ELMo (Embeddings from Language Models)

Bidirectional LSTM language model. The embedding for a token is a learned weighted sum of all LSTM layer representations:

$$ \text{ELMo}_k = \gamma \sum_{j=0}^L s_j h_{k,j} $$

where $s_j$ are softmax-normalized task-specific scalars and $\gamma$ is a scaling factor. The first layer captures syntax; higher layers capture semantics.

BERT Hidden States

Each token’s hidden state from BERT is a contextualized embedding. Common strategies:

Use the [CLS] token representation for sentence-level tasks.
Average last 4 layers for word-level tasks.
Fine-tune end-to-end for maximum performance.

Sentence Embeddings

Fixed-size vector for an entire sentence or document.

Sentence-BERT (SBERT): fine-tunes BERT with a siamese network on sentence pairs using cosine similarity loss. Produces semantically meaningful sentence embeddings in $O(1)$ (no cross-attention at inference).

SimCSE: contrastive learning with dropout-based augmentation. Two forward passes of the same sentence with different dropout masks form a positive pair.

Embedding Evaluation

Intrinsic:

Word similarity: compare cosine similarity of word pairs against human judgments (SimLex-999, WordSim-353). Pearson/Spearman correlation.
Analogy tasks: $a : b :: c : ?$ (Google analogy dataset). Accuracy of $v(a) - v(b) + v(c)$ nearest neighbor.

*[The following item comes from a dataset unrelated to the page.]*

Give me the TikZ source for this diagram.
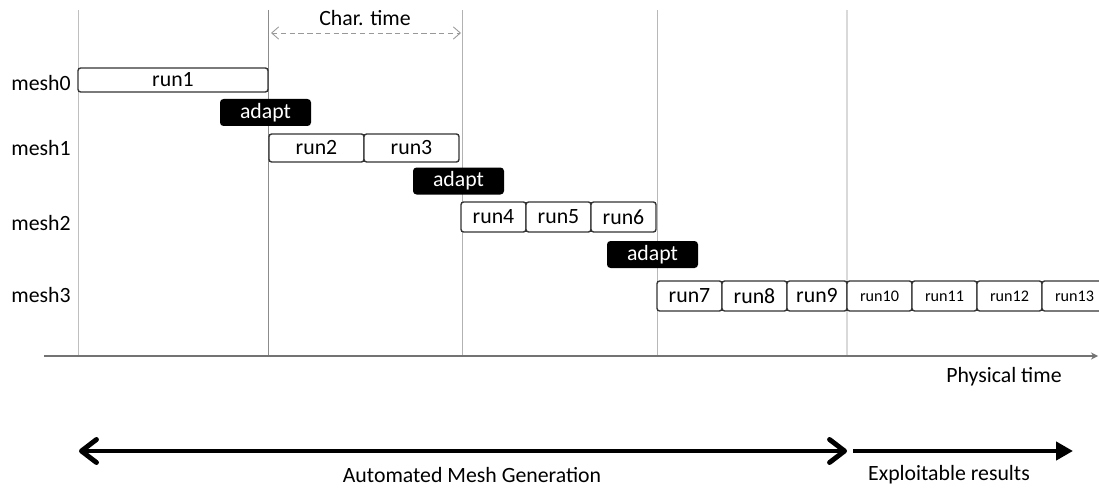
\documentclass[tikz,border=0pt]{standalone}
\usepackage{fontspec}
\setmainfont{Carlito}
\usetikzlibrary{arrows.meta,positioning}
\tikzset{
  runbox/.style={draw=black!80, fill=white, line width=0.8pt, rounded corners=1.5pt,
    inner sep=0pt, outer sep=0pt, minimum height=0.56cm},
  smallrun/.style={runbox, font=\fontsize{9.2}{11}\selectfont},
  adaptbox/.style={fill=black, text=white, rounded corners=2pt, inner sep=0pt,
    minimum width=1.82cm, minimum height=0.54cm},
  meshlabel/.style={anchor=east, inner sep=0pt},
  gridline/.style={line width=0.5pt}
}
\begin{document}
\begin{tikzpicture}[font=\fontsize{12.4}{14}\selectfont]
    \useasboundingbox (0,0) rectangle (21.98,9.78);
    % time grid
    \draw[gridline, black!25] (1.56,9.58) -- (1.56,2.66);
    \draw[gridline, black!45] (5.36,9.58) -- (5.36,2.66);
    \draw[gridline, black!30] (9.24,9.58) -- (9.24,2.66);
    \draw[gridline, black!28] (13.14,9.58) -- (13.14,2.66);
    \draw[gridline, black!15, line width=0.9pt] (16.94,9.58) -- (16.94,2.66);
    % physical time axis
    \coordinate (t0) at (0.88,2.66);
    \coordinate (t1) at (21.96,2.66);
    \draw[black!55, line width=0.9pt, -{Stealth[length=4pt,width=4pt]}] (t0) -- (t1);
    \node (phys) at (20.08,2.24) {Physical time};
    % characteristic time
    \coordinate (c0) at (5.42,9.12);
    \coordinate (c1) at (9.22,9.12);
    \draw[black!40, densely dashed, line width=0.5pt,
      {Straight Barb[length=4pt,width=7pt]}-{Straight Barb[length=4pt,width=7pt]}] (c0) -- (c1);
    \node (char) at (7.30,9.42) {Char. time};
    % mesh0
    \node[meshlabel] (mesh0) at (1.42,8.12) {mesh0};
    \node[runbox, minimum width=3.8cm, minimum height=0.48cm, anchor=west] (run1) at (1.56,8.18) {run1};
    \node[adaptbox] (adapt1) at (5.31,7.53) {adapt};
    % mesh1
    \node[meshlabel] (mesh1) at (1.42,6.82) {mesh1};
    \node[runbox, minimum width=1.9cm, anchor=west] (run2) at (5.38,6.82) {run2};
    \node[runbox, minimum width=1.9cm, right=0pt of run2] (run3) {run3};
    \node[adaptbox] (adapt2) at (9.17,6.16) {adapt};
    % mesh2
    \node[meshlabel] (mesh2) at (1.42,5.32) {mesh2};
    \node[runbox, minimum width=1.3cm, minimum height=0.6cm, anchor=west] (run4) at (9.22,5.44) {run4};
    \node[runbox, minimum width=1.3cm, minimum height=0.6cm, right=0pt of run4] (run5) {run5};
    \node[runbox, minimum width=1.3cm, minimum height=0.6cm, right=0pt of run5] (run6) {run6};
    \node[adaptbox] (adapt3) at (13.05,4.69) {adapt};
    % mesh3
    \node[meshlabel] (mesh3) at (1.42,3.88) {mesh3};
    \node[runbox, minimum width=1.3cm, minimum height=0.6cm, anchor=west] (run7) at (13.14,3.86) {run7};
    \node[runbox, minimum width=1.3cm, minimum height=0.6cm, right=0pt of run7] (run8) {run8};
    \node[runbox, minimum width=1.2cm, minimum height=0.6cm, right=0pt of run8] (run9) {run9};
    \foreach \i [remember=\i as \j (initially 9)] in {10,...,13}
      \node[smallrun, minimum width=1.3cm, minimum height=0.6cm, right=0pt of run\j] (run\i) {run\i};
    % phases
    \coordinate (a0) at (1.58,0.76);
    \coordinate (a1) at (16.94,0.76);
    \coordinate (b0) at (17.06,0.76);
    \coordinate (b1) at (21.46,0.76);
    \draw[line width=2.8pt, {Straight Barb[length=0.3cm,width=0.46cm,round]}-{Straight Barb[length=0.3cm,width=0.46cm,round]}] (a0) -- (a1);
    \draw[line width=2.8pt, -{Triangle[length=0.34cm,width=0.36cm]}] (b0) -- (b1);
    \node (amg) at (9.44,0.28) {Automated Mesh Generation};
    \node (expl) at (18.98,0.28) {Exploitable results};
\end{tikzpicture}
\end{document}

Extrinsic: downstream task performance (NER, text classification, QA).

Embedding Dimensionality

Typical $d$: 100-300 for Word2Vec/GloVe; 768-4096 for Transformer hidden states.

There is a tradeoff: higher $d$ captures more information but requires more parameters and training data.

Dimension reduction for visualization: t-SNE or UMAP on embeddings reveals semantic clusters.

Bias in Embeddings

Embeddings trained on biased corpora encode social biases. Classic example:

$$ v(\text{man}) - v(\text{woman}) \approx v(\text{programmer}) - v(\text{homemaker}) $$

Debiasing: Hard debiasing (Bolukbasi et al.): project out the gender direction from gender-neutral words. Soft debiasing: regularize during training. Ongoing research area.